== Written instruction ==
Pictures are not part of the copy. Retype the lines from the first one through the line that contains "0.6122, 0.6112, 0.6105];".

== Provided material ==
%%

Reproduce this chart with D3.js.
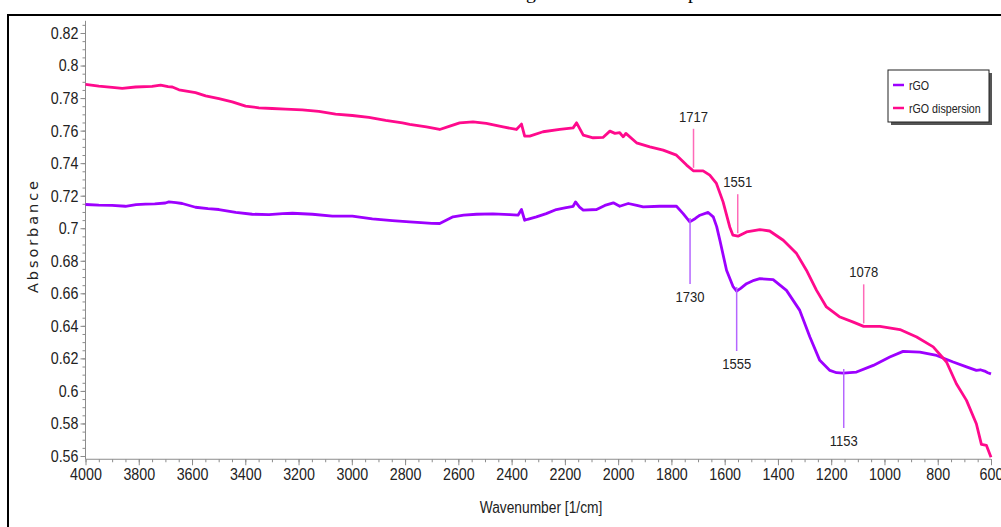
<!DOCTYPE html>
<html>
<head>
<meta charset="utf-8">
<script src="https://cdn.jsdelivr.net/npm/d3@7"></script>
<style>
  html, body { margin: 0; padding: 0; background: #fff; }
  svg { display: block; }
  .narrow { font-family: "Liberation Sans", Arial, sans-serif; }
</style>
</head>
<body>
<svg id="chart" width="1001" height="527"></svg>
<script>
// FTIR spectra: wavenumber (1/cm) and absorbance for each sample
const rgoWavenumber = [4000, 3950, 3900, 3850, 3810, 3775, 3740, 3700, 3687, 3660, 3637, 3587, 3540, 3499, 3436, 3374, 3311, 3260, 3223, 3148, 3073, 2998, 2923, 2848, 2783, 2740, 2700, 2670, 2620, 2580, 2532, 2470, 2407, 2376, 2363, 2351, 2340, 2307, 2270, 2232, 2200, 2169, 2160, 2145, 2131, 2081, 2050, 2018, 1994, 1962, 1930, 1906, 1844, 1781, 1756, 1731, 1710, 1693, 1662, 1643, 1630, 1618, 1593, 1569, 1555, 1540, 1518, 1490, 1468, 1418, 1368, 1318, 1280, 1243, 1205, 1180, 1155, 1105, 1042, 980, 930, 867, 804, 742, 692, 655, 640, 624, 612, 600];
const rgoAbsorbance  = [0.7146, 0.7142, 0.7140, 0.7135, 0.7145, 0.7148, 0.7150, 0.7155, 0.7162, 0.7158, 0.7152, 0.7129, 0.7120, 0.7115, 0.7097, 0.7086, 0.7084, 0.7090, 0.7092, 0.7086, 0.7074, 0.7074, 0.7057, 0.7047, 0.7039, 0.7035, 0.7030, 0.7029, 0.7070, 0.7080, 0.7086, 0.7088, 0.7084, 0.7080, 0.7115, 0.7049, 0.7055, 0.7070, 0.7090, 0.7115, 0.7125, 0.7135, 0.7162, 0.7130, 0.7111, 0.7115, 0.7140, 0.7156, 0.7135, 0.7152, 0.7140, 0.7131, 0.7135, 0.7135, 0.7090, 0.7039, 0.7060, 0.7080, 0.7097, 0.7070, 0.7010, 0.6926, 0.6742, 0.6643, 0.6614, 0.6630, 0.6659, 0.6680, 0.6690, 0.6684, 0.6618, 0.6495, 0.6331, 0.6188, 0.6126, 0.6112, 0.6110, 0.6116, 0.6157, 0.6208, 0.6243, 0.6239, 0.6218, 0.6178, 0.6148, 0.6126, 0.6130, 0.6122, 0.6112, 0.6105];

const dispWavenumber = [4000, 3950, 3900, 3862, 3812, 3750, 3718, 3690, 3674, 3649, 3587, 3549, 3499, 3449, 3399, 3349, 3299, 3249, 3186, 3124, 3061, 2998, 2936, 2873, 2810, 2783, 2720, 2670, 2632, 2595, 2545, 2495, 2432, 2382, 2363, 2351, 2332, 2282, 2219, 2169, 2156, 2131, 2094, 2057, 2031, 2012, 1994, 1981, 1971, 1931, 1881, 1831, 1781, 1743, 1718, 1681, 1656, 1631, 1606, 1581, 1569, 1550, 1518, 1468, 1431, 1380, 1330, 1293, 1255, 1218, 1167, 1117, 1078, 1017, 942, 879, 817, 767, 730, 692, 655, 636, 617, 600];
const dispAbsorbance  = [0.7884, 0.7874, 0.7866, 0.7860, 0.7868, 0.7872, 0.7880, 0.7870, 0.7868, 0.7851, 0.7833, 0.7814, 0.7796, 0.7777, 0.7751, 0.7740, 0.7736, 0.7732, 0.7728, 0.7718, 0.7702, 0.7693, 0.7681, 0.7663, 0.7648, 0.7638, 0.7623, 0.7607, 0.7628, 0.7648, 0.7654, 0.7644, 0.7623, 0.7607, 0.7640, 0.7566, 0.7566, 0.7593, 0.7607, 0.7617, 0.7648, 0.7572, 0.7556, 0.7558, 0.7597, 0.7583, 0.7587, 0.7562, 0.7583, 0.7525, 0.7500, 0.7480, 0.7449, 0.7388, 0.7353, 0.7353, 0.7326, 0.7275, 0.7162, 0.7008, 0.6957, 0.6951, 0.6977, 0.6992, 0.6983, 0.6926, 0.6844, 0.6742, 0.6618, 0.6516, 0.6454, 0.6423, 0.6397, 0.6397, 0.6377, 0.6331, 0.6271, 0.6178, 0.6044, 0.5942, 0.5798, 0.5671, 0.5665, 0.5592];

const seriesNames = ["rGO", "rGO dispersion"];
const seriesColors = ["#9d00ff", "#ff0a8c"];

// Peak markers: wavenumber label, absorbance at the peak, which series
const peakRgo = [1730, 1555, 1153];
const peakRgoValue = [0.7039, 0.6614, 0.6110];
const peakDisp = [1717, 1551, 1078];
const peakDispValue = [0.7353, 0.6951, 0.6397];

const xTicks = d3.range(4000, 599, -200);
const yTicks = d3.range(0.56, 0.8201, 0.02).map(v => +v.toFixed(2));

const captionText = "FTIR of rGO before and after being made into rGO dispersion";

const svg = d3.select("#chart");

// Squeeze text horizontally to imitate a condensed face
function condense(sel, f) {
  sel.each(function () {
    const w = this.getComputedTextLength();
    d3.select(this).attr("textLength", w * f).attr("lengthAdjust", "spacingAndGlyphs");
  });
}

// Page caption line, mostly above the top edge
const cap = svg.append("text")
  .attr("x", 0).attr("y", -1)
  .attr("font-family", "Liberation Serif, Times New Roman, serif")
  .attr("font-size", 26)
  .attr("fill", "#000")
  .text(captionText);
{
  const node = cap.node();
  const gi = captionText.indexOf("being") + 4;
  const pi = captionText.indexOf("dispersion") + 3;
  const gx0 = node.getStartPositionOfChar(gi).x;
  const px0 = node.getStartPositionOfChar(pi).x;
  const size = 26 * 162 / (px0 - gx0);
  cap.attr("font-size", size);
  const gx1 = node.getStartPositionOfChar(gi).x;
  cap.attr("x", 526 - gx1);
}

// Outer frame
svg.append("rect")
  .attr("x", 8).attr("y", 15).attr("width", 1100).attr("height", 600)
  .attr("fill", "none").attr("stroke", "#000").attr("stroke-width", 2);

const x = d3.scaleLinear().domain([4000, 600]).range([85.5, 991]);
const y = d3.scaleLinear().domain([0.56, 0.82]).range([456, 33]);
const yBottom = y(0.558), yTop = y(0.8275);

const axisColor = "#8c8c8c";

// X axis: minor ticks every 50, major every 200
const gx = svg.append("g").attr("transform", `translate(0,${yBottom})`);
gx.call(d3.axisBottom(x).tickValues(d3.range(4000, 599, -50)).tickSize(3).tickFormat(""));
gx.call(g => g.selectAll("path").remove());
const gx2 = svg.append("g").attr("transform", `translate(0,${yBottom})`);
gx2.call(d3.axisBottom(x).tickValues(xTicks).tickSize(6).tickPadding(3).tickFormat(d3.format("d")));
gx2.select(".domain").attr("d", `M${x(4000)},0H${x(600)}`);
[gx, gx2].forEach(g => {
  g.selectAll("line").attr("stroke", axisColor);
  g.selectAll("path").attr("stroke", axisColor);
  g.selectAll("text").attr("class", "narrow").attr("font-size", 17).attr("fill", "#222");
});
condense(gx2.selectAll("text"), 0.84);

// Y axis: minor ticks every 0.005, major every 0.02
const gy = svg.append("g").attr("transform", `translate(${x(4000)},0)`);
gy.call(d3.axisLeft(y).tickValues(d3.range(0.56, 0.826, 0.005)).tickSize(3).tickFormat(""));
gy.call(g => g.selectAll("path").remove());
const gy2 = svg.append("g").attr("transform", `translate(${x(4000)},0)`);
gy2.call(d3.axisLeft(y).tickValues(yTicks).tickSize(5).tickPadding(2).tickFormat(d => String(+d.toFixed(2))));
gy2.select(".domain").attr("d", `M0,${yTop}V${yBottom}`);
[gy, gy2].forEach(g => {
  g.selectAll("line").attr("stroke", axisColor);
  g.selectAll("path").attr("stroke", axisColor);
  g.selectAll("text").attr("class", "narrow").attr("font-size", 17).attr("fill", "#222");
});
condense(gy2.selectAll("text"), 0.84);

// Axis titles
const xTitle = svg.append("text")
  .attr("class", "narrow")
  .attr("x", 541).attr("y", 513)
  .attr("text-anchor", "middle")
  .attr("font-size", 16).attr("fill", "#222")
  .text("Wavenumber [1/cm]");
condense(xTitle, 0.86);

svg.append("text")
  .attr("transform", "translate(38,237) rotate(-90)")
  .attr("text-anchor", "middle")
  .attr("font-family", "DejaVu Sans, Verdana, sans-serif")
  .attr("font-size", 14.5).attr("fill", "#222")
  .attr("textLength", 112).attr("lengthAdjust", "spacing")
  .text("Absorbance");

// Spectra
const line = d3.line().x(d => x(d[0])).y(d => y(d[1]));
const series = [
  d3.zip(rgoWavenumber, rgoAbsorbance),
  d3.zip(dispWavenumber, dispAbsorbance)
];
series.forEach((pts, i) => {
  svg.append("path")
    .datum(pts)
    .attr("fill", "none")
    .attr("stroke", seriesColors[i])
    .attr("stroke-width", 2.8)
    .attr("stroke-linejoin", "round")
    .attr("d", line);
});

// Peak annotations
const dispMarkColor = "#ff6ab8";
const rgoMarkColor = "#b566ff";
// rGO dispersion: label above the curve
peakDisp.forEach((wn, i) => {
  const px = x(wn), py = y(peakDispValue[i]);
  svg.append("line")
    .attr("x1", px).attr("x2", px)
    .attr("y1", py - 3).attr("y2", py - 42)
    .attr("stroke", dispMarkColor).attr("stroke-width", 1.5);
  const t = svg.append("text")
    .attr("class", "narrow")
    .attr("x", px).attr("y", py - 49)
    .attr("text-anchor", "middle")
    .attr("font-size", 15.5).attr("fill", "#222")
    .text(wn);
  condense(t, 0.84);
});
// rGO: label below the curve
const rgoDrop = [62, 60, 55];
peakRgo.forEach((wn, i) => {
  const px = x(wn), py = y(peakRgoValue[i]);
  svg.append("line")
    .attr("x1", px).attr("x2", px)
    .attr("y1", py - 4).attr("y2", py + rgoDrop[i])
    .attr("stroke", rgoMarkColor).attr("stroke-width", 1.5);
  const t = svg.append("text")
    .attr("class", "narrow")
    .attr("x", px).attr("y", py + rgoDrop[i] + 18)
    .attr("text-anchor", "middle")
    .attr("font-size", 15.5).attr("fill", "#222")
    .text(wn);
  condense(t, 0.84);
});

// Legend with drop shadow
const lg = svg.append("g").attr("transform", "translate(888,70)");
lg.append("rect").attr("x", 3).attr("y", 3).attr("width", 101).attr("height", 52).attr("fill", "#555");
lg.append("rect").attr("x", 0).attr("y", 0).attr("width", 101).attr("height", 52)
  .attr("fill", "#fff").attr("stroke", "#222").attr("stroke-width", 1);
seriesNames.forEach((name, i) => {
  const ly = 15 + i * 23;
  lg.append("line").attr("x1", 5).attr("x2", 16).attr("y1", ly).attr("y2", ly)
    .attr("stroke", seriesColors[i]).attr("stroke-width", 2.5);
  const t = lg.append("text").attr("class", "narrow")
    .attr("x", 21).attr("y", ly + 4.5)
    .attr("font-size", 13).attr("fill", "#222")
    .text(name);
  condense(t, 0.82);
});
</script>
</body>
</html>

%%

== Task solution ==
Reproduce this chart with D3.js.
<!DOCTYPE html>
<html>
<head>
<meta charset="utf-8">
<script src="https://cdn.jsdelivr.net/npm/d3@7"></script>
<style>
  html, body { margin: 0; padding: 0; background: #fff; }
  svg { display: block; }
  .narrow { font-family: "Liberation Sans", Arial, sans-serif; }
</style>
</head>
<body>
<svg id="chart" width="1001" height="527"></svg>
<script>
// FTIR spectra: wavenumber (1/cm) and absorbance for each sample
const rgoWavenumber = [4000, 3950, 3900, 3850, 3810, 3775, 3740, 3700, 3687, 3660, 3637, 3587, 3540, 3499, 3436, 3374, 3311, 3260, 3223, 3148, 3073, 2998, 2923, 2848, 2783, 2740, 2700, 2670, 2620, 2580, 2532, 2470, 2407, 2376, 2363, 2351, 2340, 2307, 2270, 2232, 2200, 2169, 2160, 2145, 2131, 2081, 2050, 2018, 1994, 1962, 1930, 1906, 1844, 1781, 1756, 1731, 1710, 1693, 1662, 1643, 1630, 1618, 1593, 1569, 1555, 1540, 1518, 1490, 1468, 1418, 1368, 1318, 1280, 1243, 1205, 1180, 1155, 1105, 1042, 980, 930, 867, 804, 742, 692, 655, 640, 624, 612, 600];
const rgoAbsorbance  = [0.7146, 0.7142, 0.7140, 0.7135, 0.7145, 0.7148, 0.7150, 0.7155, 0.7162, 0.7158, 0.7152, 0.7129, 0.7120, 0.7115, 0.7097, 0.7086, 0.7084, 0.7090, 0.7092, 0.7086, 0.7074, 0.7074, 0.7057, 0.7047, 0.7039, 0.7035, 0.7030, 0.7029, 0.7070, 0.7080, 0.7086, 0.7088, 0.7084, 0.7080, 0.7115, 0.7049, 0.7055, 0.7070, 0.7090, 0.7115, 0.7125, 0.7135, 0.7162, 0.7130, 0.7111, 0.7115, 0.7140, 0.7156, 0.7135, 0.7152, 0.7140, 0.7131, 0.7135, 0.7135, 0.7090, 0.7039, 0.7060, 0.7080, 0.7097, 0.7070, 0.7010, 0.6926, 0.6742, 0.6643, 0.6614, 0.6630, 0.6659, 0.6680, 0.6690, 0.6684, 0.6618, 0.6495, 0.6331, 0.6188, 0.6126, 0.6112, 0.6110, 0.6116, 0.6157, 0.6208, 0.6243, 0.6239, 0.6218, 0.6178, 0.6148, 0.6126, 0.6130, 0.6122, 0.6112, 0.6105];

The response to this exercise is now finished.